Star contested the demand on the grounds that the Employer had failed to comply with its contractual obligations under the sub-contracts in favour of the Principals, the work which the Principals were required to do had been executed and that the Employer had failed to make payment of the contract price. That dispute, between the Employer and the Principals was ongoing. Star said that it had a defence including whether the Principals had failed to perform the sub-contracts.
Process
The application to the Court was by Star to convert the Employer’s summary judgment (“CPR Part 8”) claim into a claim where there was a substantial factual dispute (“CPR Part 7”) in order that the wider circumstances of the disputes could be considered by the Court.
The decision
Mr Millett KC decided that this was a clear example of an on-demand bond citing:
- Wuhan Guoyu Logistics Group Co Ltd v Emporiki Bank of Greece SA [2013] EWCA Civ 1679
- Ouais Group Engineering and Contracting v Saipem SpA [2013] EWHC 990 (Comm)
On-demand bonds were the life blood of international commerce. As such, liability under the Bond was separate from liability under the underlying sub-contract.
The only defence that Star could raise as a matter of law was that the demand itself was fraudulent – i.e. that the Employer knew it had no right to make it, and that Star knew that it was fraudulent at the time when its obligation crystallised, which was not the case here.
On the basis that: (i) Star could not refuse to pay under the on-demand bond; and (ii) there was no reasonable prospect of successfully arguing the demand was fraudulent, the Court held that the summary judgment process under CPR Part 8 was appropriate.
Star was not entitled to fail or refuse to pay pending investigation of the state of the underlying account or relationship between the Employer and the Principals.
Implications
An on-demand must be honoured, despite any underlying dispute between the contracting parties. The only exception to this is if the call is fraudulent, which was not the case here.

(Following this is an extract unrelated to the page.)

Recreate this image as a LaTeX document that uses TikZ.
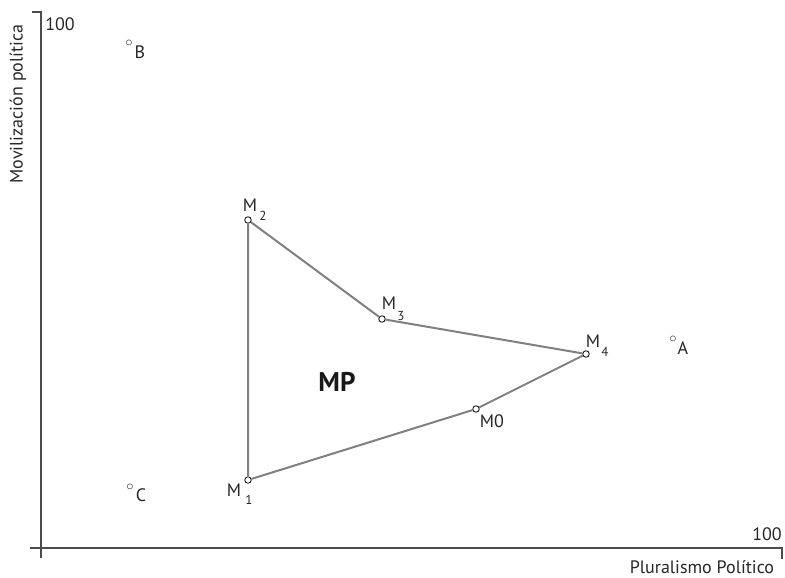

A principal may be in a different position to the surety. The Principals were not a party to the proceedings in this case – the on-demand bond was entered into by Star and the Employer, as is usual. However, the Judge in this case, referred to and distinguished two similar cases where the principal was seeking an injunction to restrain the issuer from paying the beneficiary:
- Doosan Babcock Ltd v Commercializadora de Equipos [2013] EWHC 3201 (TCC)
- TTI Team Telecom v Hutchison 3G UK (2003) 1 All ER (Comm) 914 (TCC)
In those cases, the principal was relying on its own contractual rights against the beneficiary under the underlying contracts. In contrast, the Principals in this reported decision had made no attempt to restrain the Employer from either making or pursuing the demand or seeking or enforcing payment.
This is a reminder that in such circumstances, the principal may be best placed to challenge the beneficiary’s claim if indeed there are grounds to do so.
The case is also a reminder of the onerous nature of on-demand obligations. If parties do not intend that payment should be made if there are underlying disputes, then a conditional guarantee should be considered.